Though the requested remedy has been utilized in the past by Courts of Appeals, we know of no case where it has been utilized after an election has been held to determine whether a union should be certified as the bargaining representative of voting employees. E.g., West Penn Power Company v. NLRB, supra; cf. Ohio Power Co. v. NLRB, supra. Accordingly, since it is not known to what extent, if any, the watch engineers and the assistant air conditioning engineers engaged in pro-union activities and perhaps influenced the voting patterns of other employees, we cannot be sure that the "laboratory conditions"*fn7 the Board holds are essential to a valid election have not been disturbed.
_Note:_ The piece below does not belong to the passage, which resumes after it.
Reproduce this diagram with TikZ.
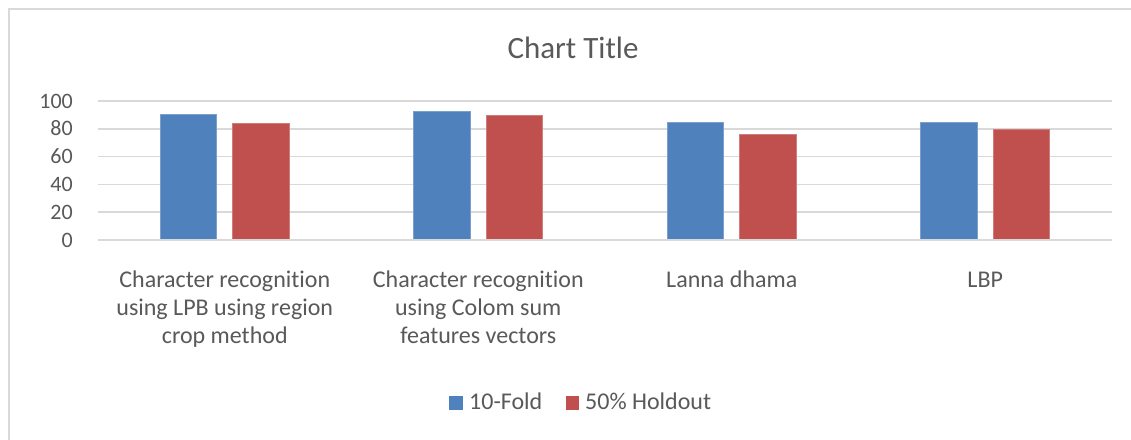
\documentclass[tikz,border=0pt]{standalone}
\usepackage{fontspec}
\setmainfont{Carlito}[Ligatures={NoCommon}]
\definecolor{txt}{HTML}{595959}
\definecolor{gridc}{HTML}{D9D9D9}
\definecolor{sblue}{HTML}{4F81BD}
\definecolor{sred}{HTML}{C0504D}
\tikzset{
  gridline/.style={draw=gridc, line width=1.5pt},
  framel/.style={draw=gridc, line width=2pt},
  bluebar/.style={fill=sblue, draw=sblue!75!white, line width=0.7pt},
  redbar/.style={fill=sred, draw=sred!75!white, line width=0.7pt},
  ticklab/.style={text=txt, inner sep=0pt, anchor=base east, font=\fontsize{22}{26}\selectfont},
  catlab/.style={text=txt, inner sep=0pt, anchor=base, align=center, font=\fontsize{24}{28}\selectfont},
  titlelab/.style={text=txt, inner sep=0pt, anchor=base, font=\fontsize{31}{36}\selectfont},
  leglab/.style={text=txt, inner sep=0pt, anchor=base west, font=\fontsize{24}{28}\selectfont},
}
\begin{document}
\begin{tikzpicture}[x=1pt,y=-1pt]
\useasboundingbox (0,0) rectangle (1131,439);
\fill[white] (0,0) rectangle (1131,439);
% chart frame (clipped at right and bottom)
\draw[framel] (9,445) -- (9,9) -- (1140,9);
% title
\node[titlelab] (title) at (573,58) {Chart Title};
% gridlines and tick labels
\foreach \v in {0,20,40,60,80,100}{
  \pgfmathsetmacro{\yy}{240-1.39*\v}
  \draw[gridline] (98,\yy) -- (1112,\yy);
  \node[ticklab] (tick\v) at (73,\yy+7) {\v};
}
% bars: group centres 224.75, 478.25, 731.75, 985.25
\foreach \c/\b/\r in {224.75/90.6/84, 478.25/92.8/90, 731.75/84.7/76, 985.25/84.9/79.9}{
  \fill[bluebar] (\c-64.5,240) rectangle (\c-8,240-1.39*\b);
  \fill[redbar] (\c+8,240) rectangle (\c+64.5,240-1.39*\r);
}
\draw[gridline] (98,240) -- (1112,240);
% category labels (base anchor = baseline of last line)
\node[catlab] (cat1) at (224.75,343) {Character recognition\\using LPB using region\\crop method};
\node[catlab] (cat2) at (478.25,343) {Character recognition\\using Colom sum\\features vectors};
\node[catlab] (cat3) at (731.75,287) {Lanna dhama};
\node[catlab] (cat4) at (985.25,287) {LBP};
% legend
\fill[sblue] (449,396) rectangle (462.5,410);
\node[leglab] (leg1) at (469,409) {10-Fold};
\fill[sred] (565.5,396) rectangle (579,410);
\node[leglab] (leg2) at (585,409) {50\% Holdout};
\end{tikzpicture}
\end{document}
See, e.g., NLRB v. Lord Baltimore Press, Inc., 300 F.2d 671, 673 (4 Cir. 1962); NLRB v. Heck's, Inc., 386 F.2d 317, 319 (4 Cir. 1967); NLRB v. Roselon Southern, Inc., supra.*fn8 The proper remedy, therefore, would seem to be to invalidate the election and allow the Board to conduct a new election in the unit that had been deemed appropriate by the Regional Director. If pro- union sentiment is as strong as the Board contends it is, the union will again be chosen the bargaining representative of the employees in the operating crews.

The petition of the Board to enforce its order is denied and the cause is remanded to the Board for action consistent with this opinion.